For groups of commands like List, a singular print to console function could be used to decrease code duplication.

eg. in GeoipsListUnitTests the print-to-console functionality is in __call__ and is:

       headers = ["GeoIPS Package", "Unit Test Directory", "Unit Test Name"]
        print("-" * len("Available Unit Tests"))
        print("Available Unit Tests")
        print("-" * len("Available Unit Tests"))
        print(
            tabulate(
                unit_test_info,
                headers=headers,
                tablefmt="rounded_grid",
                # maxcolwidths=self.terminal_width // len(headers),
            )

Similarly, in GeoipsListTestDatasets the print-to-console functionality is also in __call__ and is:

        headers = ["Data Host", "Dataset Name"]
        print("-" * len("Available Test Datasets"))
        print("Available Test Datasets")
        print("-" * len("Available Test Datasets"))
        print(
            tabulate(
                dataset_info,
                headers=headers,
                tablefmt="rounded_grid",
                maxcolwidths=self.terminal_width // len(headers),
            )

This code could be refactored into GeoipsList, inherited and called like this:

self.print_to_console(headers, dataset_info)

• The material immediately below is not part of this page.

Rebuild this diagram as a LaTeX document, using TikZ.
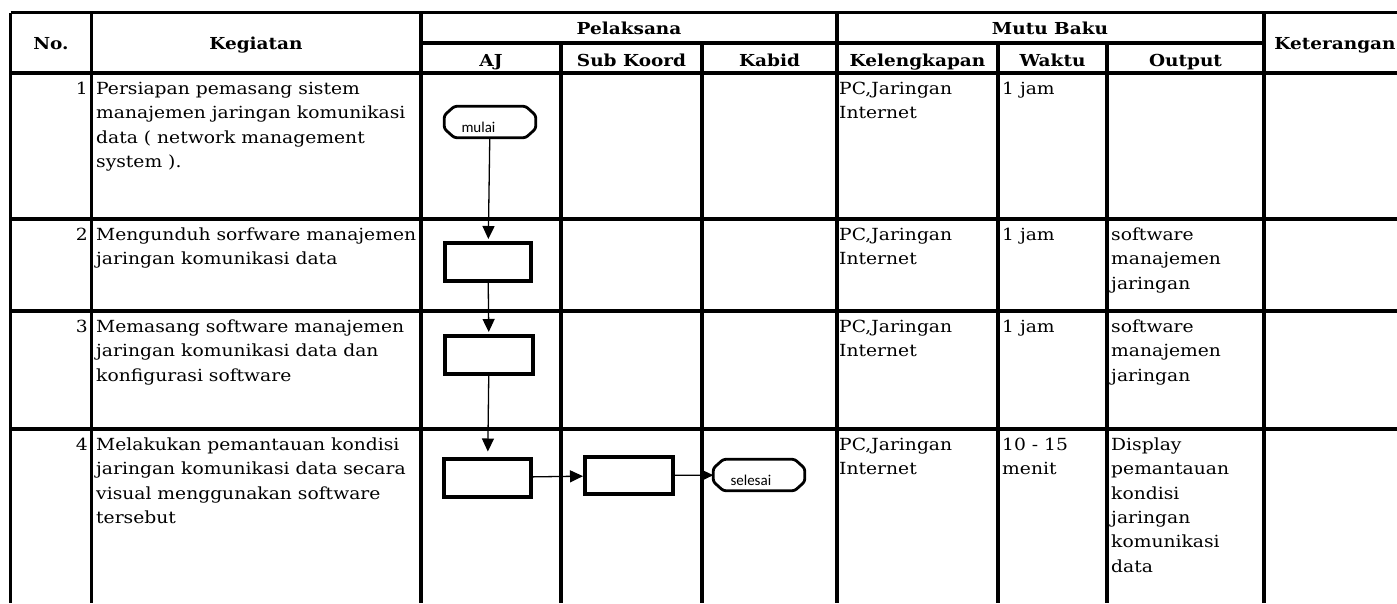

This would be advantageous because:

  1. It decrease code duplication, and bring all the associated benefits
  2. Makes it easy to change the printing functionality in the future

Code structure should mirror functionality

This is an ideological take. Having code structure mirror functionality conveys the following benefits:

  1. Easier debugging
  2. Easier/cleaner code (and resulting documentation)
  3. Maintainability - "Code that is structured logically requires less effort to maintain. When the structure mirrors functionality, it's easier to identify where changes need to be made, anticipate the impact of those changes, and implement them without introducing errors."

This would make geoips list (and similar cmds) proper executable commands

Currently, these print the help for the commands. This functionality could be maintained, but this re-org allows for future capability to be added if need be.

Potential Drawbacks of Changing Structure

Methods would be inherited

If GeoipsListTestDatasets inherits from GeoipsList, it will inherent all the methods, and all the methods that are not name mangled would be callable.

@jsolbrig is concerned about this. See https://stackoverflow.com/a/7456865 for thoughts on the issue, and benefits/drawbacks to privatization via mangling.

evrose54 commented 3 months ago

This should be doable. We can use <class>.__subclasses__() to get a list of children classes that inherit from <class>, Ie. (GeoipsList).

We'd probably end up merging GeoipsCommand and GeoipsExecutableCommand into one consolidated GeoipsCommand class. This will require some restructuring for non-executable classes which inherit from GeoipsCommand (GeoipsList), but shouldn't be too much of a hassle.

We should also consider moving some functionality from GeoipsExecutableCommand to GeoipsList and GeoipsGet if applicable.